[Items listed in a dataset]
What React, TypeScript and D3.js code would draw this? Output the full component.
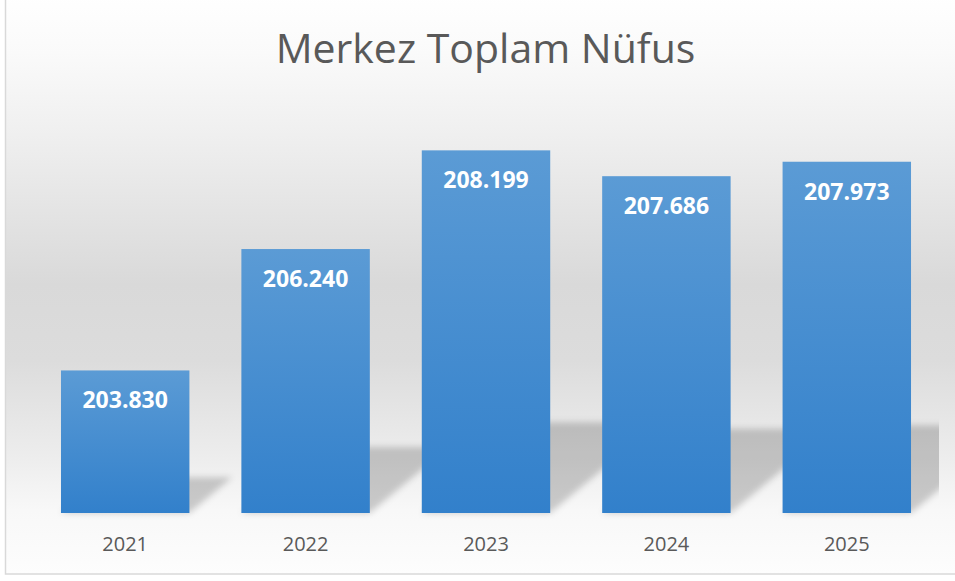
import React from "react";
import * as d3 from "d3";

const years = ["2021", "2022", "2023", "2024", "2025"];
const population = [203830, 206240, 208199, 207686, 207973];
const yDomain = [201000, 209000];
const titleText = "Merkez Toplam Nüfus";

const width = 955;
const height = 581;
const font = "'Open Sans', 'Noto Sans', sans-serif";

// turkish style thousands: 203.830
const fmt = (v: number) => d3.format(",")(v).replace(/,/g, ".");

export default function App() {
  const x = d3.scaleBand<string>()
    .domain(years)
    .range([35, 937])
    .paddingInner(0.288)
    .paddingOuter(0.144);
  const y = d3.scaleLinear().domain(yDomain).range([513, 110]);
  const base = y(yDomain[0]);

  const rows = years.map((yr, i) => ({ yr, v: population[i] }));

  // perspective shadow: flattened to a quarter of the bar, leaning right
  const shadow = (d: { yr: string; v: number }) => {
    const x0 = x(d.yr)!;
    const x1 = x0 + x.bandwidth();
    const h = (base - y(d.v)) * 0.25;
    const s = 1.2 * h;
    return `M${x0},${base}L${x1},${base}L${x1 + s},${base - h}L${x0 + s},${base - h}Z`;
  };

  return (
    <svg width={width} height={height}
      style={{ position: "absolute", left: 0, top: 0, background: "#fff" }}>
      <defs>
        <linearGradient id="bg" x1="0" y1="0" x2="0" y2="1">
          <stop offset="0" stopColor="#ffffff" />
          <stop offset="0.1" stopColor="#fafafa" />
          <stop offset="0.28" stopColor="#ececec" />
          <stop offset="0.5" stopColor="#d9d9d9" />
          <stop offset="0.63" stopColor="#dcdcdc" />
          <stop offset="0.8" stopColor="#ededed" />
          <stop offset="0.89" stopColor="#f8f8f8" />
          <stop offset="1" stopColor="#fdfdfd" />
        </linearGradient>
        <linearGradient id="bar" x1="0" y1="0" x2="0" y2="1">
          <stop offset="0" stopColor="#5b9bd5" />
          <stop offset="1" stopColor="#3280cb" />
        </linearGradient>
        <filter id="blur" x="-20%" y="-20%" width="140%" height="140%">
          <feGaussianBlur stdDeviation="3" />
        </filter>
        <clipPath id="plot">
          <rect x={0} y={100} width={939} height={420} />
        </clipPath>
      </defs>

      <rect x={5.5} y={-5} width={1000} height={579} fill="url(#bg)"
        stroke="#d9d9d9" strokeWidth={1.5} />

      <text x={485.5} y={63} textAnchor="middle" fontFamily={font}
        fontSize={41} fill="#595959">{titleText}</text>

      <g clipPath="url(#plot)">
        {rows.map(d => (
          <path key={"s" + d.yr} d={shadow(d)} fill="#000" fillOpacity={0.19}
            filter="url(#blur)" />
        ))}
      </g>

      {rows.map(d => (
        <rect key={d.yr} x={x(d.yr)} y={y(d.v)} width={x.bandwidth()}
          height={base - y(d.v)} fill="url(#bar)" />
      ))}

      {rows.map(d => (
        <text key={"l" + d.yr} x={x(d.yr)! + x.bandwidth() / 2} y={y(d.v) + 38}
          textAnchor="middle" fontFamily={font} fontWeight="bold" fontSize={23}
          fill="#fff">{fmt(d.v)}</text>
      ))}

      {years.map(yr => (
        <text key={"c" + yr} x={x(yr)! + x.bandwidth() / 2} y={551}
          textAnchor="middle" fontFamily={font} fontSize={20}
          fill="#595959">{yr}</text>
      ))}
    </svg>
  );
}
--
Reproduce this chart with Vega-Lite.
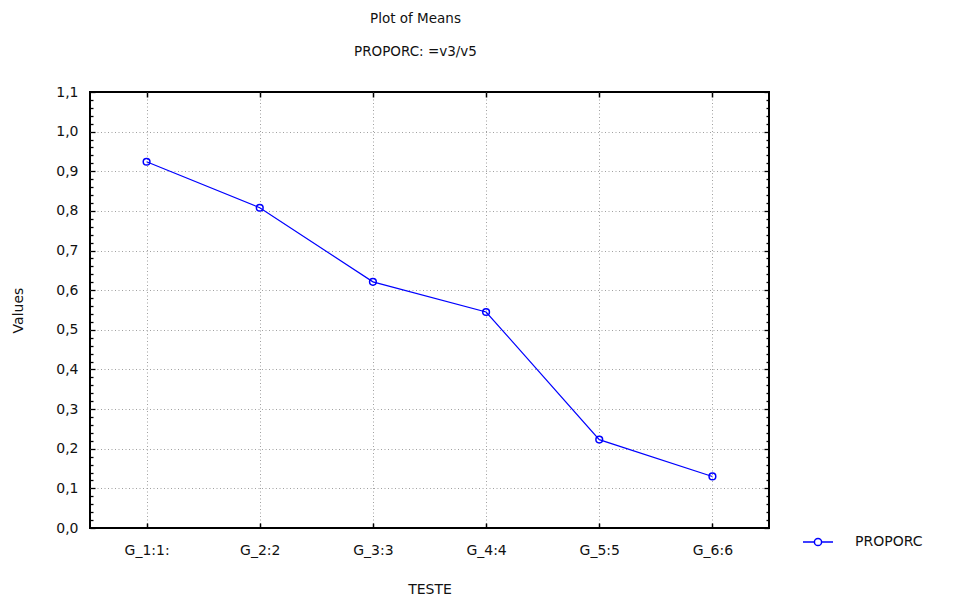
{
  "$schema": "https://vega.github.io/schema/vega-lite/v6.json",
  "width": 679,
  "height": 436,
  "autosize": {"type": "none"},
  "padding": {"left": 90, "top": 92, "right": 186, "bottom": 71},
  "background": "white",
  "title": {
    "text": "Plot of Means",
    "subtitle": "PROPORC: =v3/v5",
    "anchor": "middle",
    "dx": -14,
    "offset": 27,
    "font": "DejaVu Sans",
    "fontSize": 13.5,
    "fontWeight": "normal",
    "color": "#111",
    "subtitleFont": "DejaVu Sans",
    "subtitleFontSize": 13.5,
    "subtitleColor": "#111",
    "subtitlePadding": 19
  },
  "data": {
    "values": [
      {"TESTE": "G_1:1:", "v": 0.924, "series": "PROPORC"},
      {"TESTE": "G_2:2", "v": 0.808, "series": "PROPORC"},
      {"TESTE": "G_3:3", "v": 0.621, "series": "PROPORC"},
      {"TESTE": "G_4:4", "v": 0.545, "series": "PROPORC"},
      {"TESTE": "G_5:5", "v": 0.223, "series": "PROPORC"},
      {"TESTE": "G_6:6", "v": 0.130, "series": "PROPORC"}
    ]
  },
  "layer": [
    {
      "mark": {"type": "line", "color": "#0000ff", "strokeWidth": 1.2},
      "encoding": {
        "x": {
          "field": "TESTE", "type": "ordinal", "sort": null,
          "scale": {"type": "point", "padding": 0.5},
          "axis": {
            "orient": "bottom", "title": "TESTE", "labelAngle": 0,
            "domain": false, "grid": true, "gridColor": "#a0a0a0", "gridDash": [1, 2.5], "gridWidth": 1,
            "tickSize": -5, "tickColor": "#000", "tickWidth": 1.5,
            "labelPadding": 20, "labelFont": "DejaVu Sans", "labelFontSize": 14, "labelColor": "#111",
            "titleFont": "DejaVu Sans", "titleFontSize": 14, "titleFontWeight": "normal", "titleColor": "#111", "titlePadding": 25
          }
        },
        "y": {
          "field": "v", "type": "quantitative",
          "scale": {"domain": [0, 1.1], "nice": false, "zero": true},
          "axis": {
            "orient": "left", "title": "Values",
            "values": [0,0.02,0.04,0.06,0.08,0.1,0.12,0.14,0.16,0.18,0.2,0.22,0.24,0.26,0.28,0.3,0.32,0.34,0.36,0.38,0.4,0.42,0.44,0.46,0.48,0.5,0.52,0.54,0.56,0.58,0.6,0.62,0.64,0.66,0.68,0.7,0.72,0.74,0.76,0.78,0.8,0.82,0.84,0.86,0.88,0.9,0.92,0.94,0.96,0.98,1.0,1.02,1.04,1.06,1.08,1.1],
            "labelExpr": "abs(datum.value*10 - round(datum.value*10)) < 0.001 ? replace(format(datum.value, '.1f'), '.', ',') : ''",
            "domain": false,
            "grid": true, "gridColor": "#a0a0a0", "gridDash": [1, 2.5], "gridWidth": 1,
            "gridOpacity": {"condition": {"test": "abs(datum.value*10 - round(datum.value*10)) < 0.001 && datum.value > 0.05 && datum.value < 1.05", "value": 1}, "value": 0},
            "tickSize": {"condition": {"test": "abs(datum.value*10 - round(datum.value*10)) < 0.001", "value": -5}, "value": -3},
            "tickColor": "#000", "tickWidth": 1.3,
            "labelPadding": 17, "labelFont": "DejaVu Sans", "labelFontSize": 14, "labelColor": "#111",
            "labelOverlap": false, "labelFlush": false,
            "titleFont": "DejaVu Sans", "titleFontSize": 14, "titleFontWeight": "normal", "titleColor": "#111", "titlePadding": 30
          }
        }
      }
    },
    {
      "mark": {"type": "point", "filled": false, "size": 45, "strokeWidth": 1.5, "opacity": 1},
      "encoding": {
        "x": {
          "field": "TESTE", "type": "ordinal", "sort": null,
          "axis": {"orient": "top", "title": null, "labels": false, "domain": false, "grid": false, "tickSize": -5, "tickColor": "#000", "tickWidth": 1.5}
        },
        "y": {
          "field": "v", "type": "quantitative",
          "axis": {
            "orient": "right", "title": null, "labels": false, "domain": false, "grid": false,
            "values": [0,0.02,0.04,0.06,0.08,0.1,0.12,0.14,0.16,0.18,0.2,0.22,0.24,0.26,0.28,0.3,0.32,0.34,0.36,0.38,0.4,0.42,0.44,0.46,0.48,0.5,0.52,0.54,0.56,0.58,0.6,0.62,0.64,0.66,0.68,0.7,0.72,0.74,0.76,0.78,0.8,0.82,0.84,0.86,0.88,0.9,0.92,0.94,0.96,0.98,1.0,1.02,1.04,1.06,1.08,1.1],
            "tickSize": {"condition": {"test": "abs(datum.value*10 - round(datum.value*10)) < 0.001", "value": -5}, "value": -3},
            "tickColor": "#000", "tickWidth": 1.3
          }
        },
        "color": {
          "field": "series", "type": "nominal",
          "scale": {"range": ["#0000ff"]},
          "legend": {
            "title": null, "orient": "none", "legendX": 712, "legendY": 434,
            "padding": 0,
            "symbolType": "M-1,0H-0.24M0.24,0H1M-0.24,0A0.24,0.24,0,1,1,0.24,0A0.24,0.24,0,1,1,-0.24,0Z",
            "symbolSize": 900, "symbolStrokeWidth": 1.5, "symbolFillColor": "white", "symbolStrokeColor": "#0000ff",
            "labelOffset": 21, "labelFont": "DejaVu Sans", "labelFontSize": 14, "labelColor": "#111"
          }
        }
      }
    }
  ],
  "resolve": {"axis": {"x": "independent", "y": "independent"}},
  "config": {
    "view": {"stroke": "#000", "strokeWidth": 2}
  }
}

WHAT IS ASKED: Exactly the lines from the one with "What React, TypeScript" through the one with "import * as" are to be reproduced, and no pictures with them.

IN RESPONSE:
What React, TypeScript and D3.js code would draw this? Output the full component.
import React from "react";
import * as d3 from "d3";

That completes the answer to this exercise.